Moz
Authored Comments
systemd....
- Lead developer la-la's to himself and rubs his ears frantically when somebody brings a valid issue to the table.
- No longer sees it's task as an init system but an entire ecosystem of it's own with far too much integration and applications dependent upon it.
- It's success was based around forcing it's use through big name distros that were already established with large user bases. They had no choice other than to accept the decision of their distros development team.
- In real life use finding errors or broken processes (particularly with application startup) is a nightmare. If it wasn't, the numerous Linux and dev forums wouldn't be full of systemd issues about the same thing. Seriously, look at the small number of tutorials it takes to explain basic OpenRC or SysV startup scripts, then compare with the number of threads where a user can't get a Python script starting up through systemd, maintained in service and errors easily discovered and understood.
Seth, this article is well written and detailed as most of yours are, but suggesting others write articles about the init system they use is avoiding what the commenters are trying to tell you. They don't use another init, they use systemd, because they have no choice; and you already know this to defend your article with.
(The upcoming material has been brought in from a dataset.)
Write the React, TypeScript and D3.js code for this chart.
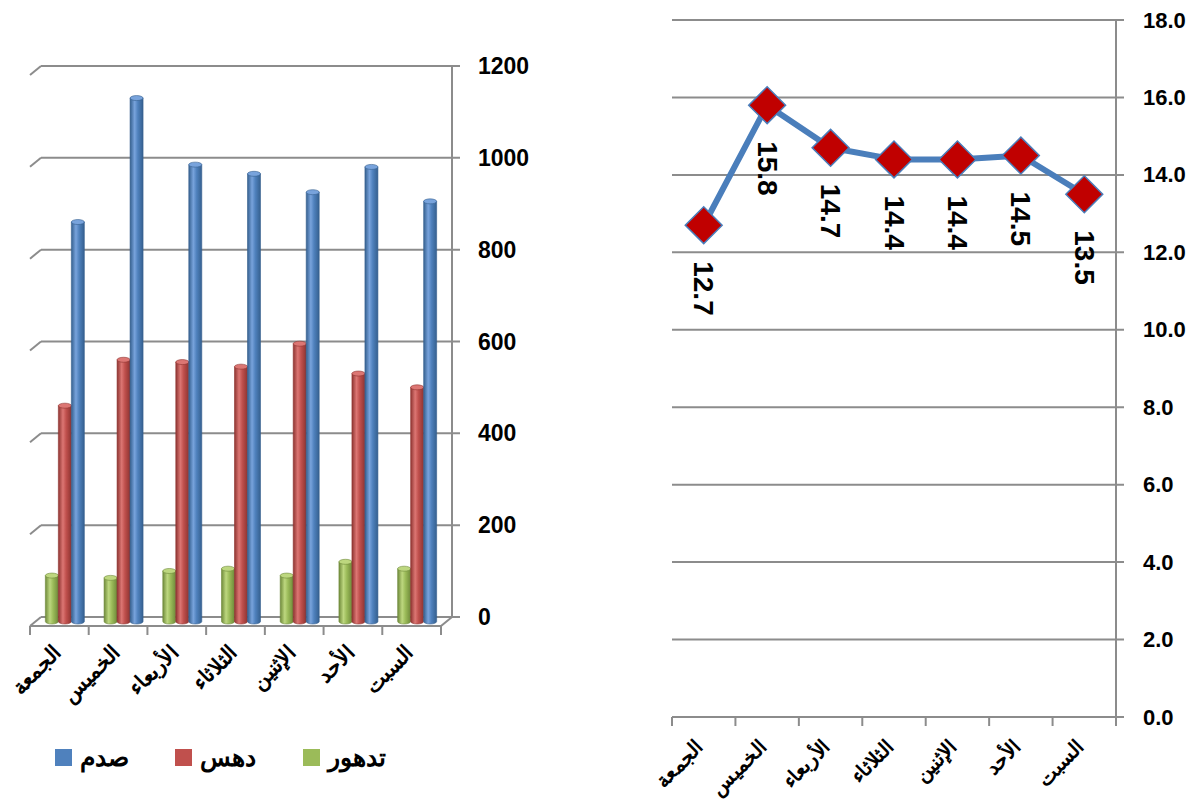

Before systemd you could swap inits out however you pleased. Sure, you've got to rewrite your config scripts and startups but it wouldn't prevent you installing an application. For example, Devuan is supposed to be Debian with systemd pulled out. Try installing a selection of 10 .deb packages in it and see how many just work. And coming from the other side see how many users can get their systemd service files working first time on a self-written script or from-source package when it used to be as easy as a one-line cron-job and a bash script.
Hehe, I'm looking forward to them. OpenRC first if you get chance Seth; on the other hand MX Linux seems to be getting popular these days so maybe it has to be SysV, which will also satisfy those of us still running Slackware.